Commodities Round-up: Oil reverses sell off but producers' freeze hopes fade
Oil futures see intraday recovery as silver jumps by over 2% on hedging calls.
Oil futures recovered on Monday (19 September) clawing back some ground having spent much of the previous trading week in negative territory, while precious metals rallied as silver soared on hedging calls. At 3:53 pm BST, the Brent front month futures contract was up 1.79% or 82 cents to $46.59 per barrel, while the West Texas Intermediate was 1.95% or 84 cents to $43.87 per barrel, despite receding hopes of a potential oil production freeze being announced by major producers at International Energy Forum in Algiers on 26 September.
Analysts at Vienna-based JBC Energy said the market was coming to terms with market reality.
"ICE Brent prices were down to the lowest levels since the start of the month and you would have to go back to 10 August 10 to find the last time NYMEX WTI settled lower, at just a shade over $43 per barrel.

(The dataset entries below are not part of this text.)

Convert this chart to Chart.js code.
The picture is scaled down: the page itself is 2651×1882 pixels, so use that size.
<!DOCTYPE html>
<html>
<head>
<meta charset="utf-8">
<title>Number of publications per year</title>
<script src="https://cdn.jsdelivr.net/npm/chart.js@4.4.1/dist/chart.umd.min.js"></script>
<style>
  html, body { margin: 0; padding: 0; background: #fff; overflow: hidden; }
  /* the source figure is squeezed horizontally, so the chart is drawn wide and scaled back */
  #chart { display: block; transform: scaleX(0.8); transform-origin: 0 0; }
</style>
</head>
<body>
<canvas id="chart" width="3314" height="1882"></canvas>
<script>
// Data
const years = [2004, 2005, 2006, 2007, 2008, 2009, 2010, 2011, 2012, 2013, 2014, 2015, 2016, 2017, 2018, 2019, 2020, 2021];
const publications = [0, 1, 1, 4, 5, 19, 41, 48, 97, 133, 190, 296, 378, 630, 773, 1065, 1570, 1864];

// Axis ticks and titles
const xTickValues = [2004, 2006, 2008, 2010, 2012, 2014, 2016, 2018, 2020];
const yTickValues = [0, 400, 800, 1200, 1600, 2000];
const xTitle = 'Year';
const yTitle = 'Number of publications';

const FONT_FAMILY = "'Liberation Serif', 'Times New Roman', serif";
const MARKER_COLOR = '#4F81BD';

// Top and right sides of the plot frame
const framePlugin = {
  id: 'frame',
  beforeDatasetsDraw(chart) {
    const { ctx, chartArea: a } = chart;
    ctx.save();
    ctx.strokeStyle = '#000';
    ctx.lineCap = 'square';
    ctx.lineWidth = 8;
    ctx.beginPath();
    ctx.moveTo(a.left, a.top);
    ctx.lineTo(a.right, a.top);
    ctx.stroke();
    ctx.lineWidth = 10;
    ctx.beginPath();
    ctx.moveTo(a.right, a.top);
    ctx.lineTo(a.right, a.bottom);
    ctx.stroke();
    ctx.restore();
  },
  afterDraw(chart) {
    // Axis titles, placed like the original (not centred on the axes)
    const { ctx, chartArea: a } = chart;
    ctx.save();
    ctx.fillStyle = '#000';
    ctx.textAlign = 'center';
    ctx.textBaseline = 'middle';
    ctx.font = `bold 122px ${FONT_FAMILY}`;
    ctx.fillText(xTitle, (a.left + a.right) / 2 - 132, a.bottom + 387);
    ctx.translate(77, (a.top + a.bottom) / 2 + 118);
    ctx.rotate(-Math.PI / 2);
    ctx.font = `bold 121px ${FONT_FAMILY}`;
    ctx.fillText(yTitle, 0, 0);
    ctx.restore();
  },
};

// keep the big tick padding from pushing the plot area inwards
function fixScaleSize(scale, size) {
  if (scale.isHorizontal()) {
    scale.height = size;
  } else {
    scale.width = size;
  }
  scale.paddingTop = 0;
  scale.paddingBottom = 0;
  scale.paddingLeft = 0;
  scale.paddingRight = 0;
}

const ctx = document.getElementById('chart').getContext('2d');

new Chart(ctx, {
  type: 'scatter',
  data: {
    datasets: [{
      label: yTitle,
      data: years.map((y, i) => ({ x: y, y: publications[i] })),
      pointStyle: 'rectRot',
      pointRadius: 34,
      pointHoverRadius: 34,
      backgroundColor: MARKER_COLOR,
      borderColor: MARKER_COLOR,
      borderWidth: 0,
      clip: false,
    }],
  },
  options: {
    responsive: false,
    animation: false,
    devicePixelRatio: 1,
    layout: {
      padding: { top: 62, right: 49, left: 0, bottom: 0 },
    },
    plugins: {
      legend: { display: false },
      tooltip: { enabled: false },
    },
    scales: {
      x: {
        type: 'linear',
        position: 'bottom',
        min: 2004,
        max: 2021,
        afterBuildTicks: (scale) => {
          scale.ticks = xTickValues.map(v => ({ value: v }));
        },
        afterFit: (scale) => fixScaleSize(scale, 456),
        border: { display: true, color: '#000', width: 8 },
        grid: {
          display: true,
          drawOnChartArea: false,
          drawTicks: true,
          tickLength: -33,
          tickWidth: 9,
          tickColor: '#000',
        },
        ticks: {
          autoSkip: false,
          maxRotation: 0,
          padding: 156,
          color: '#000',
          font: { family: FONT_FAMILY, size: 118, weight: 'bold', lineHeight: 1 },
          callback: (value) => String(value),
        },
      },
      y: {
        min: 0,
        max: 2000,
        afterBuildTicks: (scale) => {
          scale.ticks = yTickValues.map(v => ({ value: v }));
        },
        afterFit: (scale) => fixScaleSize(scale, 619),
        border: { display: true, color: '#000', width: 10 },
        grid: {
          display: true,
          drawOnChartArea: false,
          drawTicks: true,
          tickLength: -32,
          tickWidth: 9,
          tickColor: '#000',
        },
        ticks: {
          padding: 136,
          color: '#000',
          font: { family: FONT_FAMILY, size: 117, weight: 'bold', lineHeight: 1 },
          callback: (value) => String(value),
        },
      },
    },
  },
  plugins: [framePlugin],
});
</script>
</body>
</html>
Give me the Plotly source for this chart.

"In the US, the overall rig count according to Baker Hughes edged up further week on week. A steady increase in the number of drilling permits issued stateside could be seen as another indication that regional production will be largely underpinned in the coming months."
In a note to clients, Deutsche Bank said the recovery in US crude oil imports following Hurricane Hermine has been slow, with two-week averaged imports still 1 million barrels per day below the preceding six weeks.
"However, we suspect a further increase towards the five-year average is possible as long as Canadian crude remains cheap.
"Although pipeline imports would not have been affected, Canadian imports are the largest single contributor and WCS [Western Canadian Select] remains at a small discount to Maya on a landed Gulf Coast basis. On balance, it seems unlikely that crude oil will be able to rally on a sustained decline in imports."
Away from the oil markets, precious metals had a sterling session led by silver. At 3:59pm BST, the Comex silver futures contract was up 2.35% or 44 cents to $19.31 an ounce, with hedging bulls out in full force.
Concurrently, gold futures were 0.28% or $3.65 higher at $1,314.00 an ounce, while spot platinum was up 0.85% or $8.67 cents to $1,024.91 an ounce.
FXTM's vice-president of market research Jameel Ahmad said much of the precious metals rally might well be down to a cooling of the US Federal Reserve's rate hike expectations.
"With the market expectations of a US interest rate rise at around 15%, the most likely scenario should be that US interest rates are left unchanged on Wednesday evening. Bearing in mind that several Fed officials have in recent weeks strengthened their calls for higher interest rates, it should not be a major surprise if we begin to encounter some dissenters voting for an interest rate rise as early as this month.
"This might present the scenario to build a stronger case for a US interest rate rise at the end of 2016, which would at the very least allow the financial markets to prepare for another increase in US interest rates in advance."